WREDC eyes housing crunch
WORTHINGTON —Abraham Algadi wants a plan.
“From my perspective and from WREDC’s perspective, we think the time to talk about the problem is over,” Algadi said. “Now it’s time for action.”
Thursday’s meeting —at the Biotechnology Advancement Center — is to convene local professionals in construction, finance and planning to find out why no progress has been made.
“We believe it’s critical to engage partners in the private sector who are in the industry in the finance, planning and on the construction end,” Algadi said. “That is the idea behind getting everybody together from the local market and finding out the answer to the following question: What is it we collectively — the public sector, the private sector —need done in order for them to begin to make serious investments that would make a dent in our $50 million problem?”
Algadi acknowledges there have been plenty of meetings before.
“I want to be very clear in saying this — we have talked and talked and talked about housing at a number of levels,” he said. “We had the Minnesota Housing get-together, we had the housing study.”
That study, completed earlier this year, shows Worthington needs 250 to 260 rental units currently and 175 to 200 houses by 2020.
“Of course, we know that housing has other factors that control it that are beyond our control,” Algadi said. “For instance, interest rates, material costs, transportation costs, fuel costs, affordability. We’re not talking about those things. What we’re saying is we need to understand that baseline for where the market is within southwest Minnesota. We need to understand what role Worthington needs to play in that market and then we need to fulfil that market, both on the rental and owner-occupied.”
Algadi said once the right people can be convened at the same time, there can be some serious movement.
“If we can answer the questions as to why we’re not having investments, then the answer becomes obvious and the course of action becomes obvious,” he said. “The trick here is to bring all this with the city, the private sector, the builders, the bankers and everybody — to put them in the pot at the same time.”
By the end of Thursday’s meeting, Algadi wants a plan.
“There is a danger of people saying, ‘There you go, they are having another meeting.’ I don’t want to waste anybody’s time,” Algadi said. “I don’t think it’s fair to invite builders or invite anybody and say, ‘Tell us about housing,’ and then two months later we haven’t done anything.
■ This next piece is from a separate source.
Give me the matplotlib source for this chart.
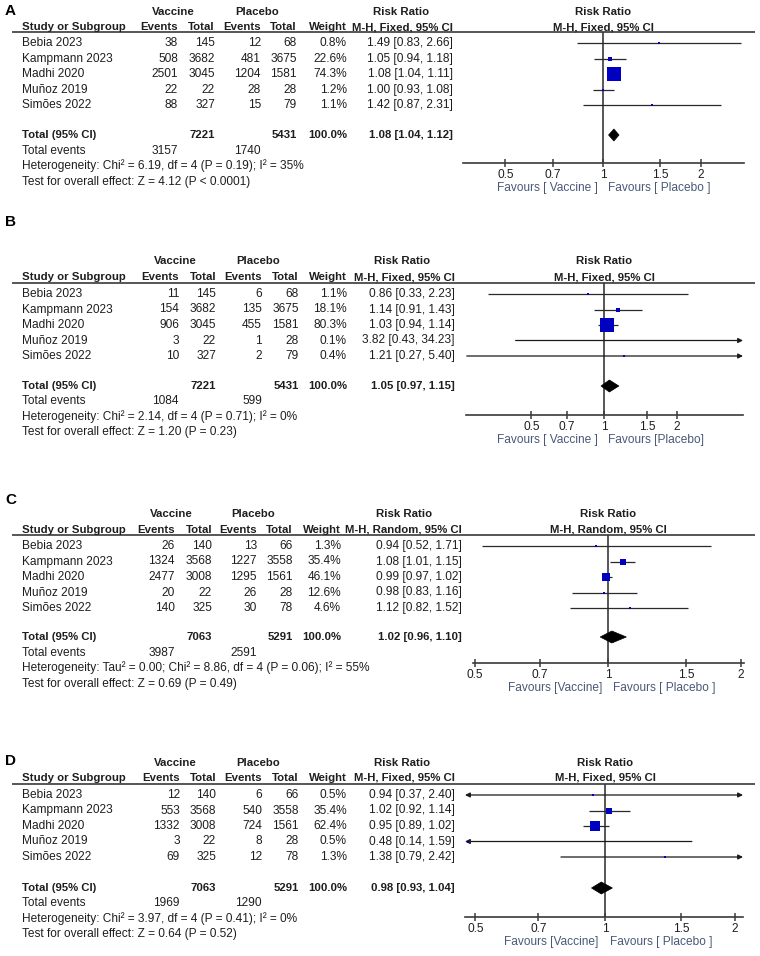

The purpose of the meeting is to walk out at the end of the meeting with a clear understanding of what it is we need to do and begin to put an action plan in place so by April or May or next year, (where) we really have something that you can drive by and point to and say, ‘Worthington is doing it.’”
For more information on Thursday’s meeting, contact the WREDC at 372-5515.
Troubles for HRA project
While the WREDC is actively pursuing housing options, another project in town has stalled.
According to Randy Thompson, executive director of the Worthington Housing and Redevelopment Authority (HRA), the Rising Sun Estates project isn’t progressing at this time.
“We just have a lot of things on hold right now,” Thompson said. “We don’t have anything moving forward right now.”
Thompson said rising costs have affected the ability to complete the project. In fact, the HRA board may seek out other options of companies to build the proposed complex.
“Right now, I can’t even say that for sure we have a project that’s going to move forward,” he said. “I hate to say that, but that’s kind of where things landed at the end of the meeting (Wednesday). We need to have some more exploration done, and (we need to answer the question) ‘Where are our final numbers going to land?”’
The HRA had discussed asking the city council for more money outside of a $600,000 to $800,000 loan already approved.
“We’re not going to city council with a request because we don’t even have a final project number,” Thompson said. “Now with what has happened with the increase, it really has made the board say, ‘You know what, we probably need to at least explore other options if there is a way to get it done for any less and maintain project quality and integrity.’”
At this point, Thompson is still hopeful construction can begin in the spring.
“It’s just a really frustrating time in this project,” he said. “I’m really not ready to make a whole lot more comments just because of the way things continue to not go the right direction in this project.
“It’s certainly not dead,” Thompson added. “Our HRA board has had a lot of resilience I think in this project to keep it going this far. They just feel there is too much time and dollars that have been spent to this point to not do everything we can possibly do to get this thing done. We don’t want to get ourselves into something we can’t pay for. It still has to work financially.”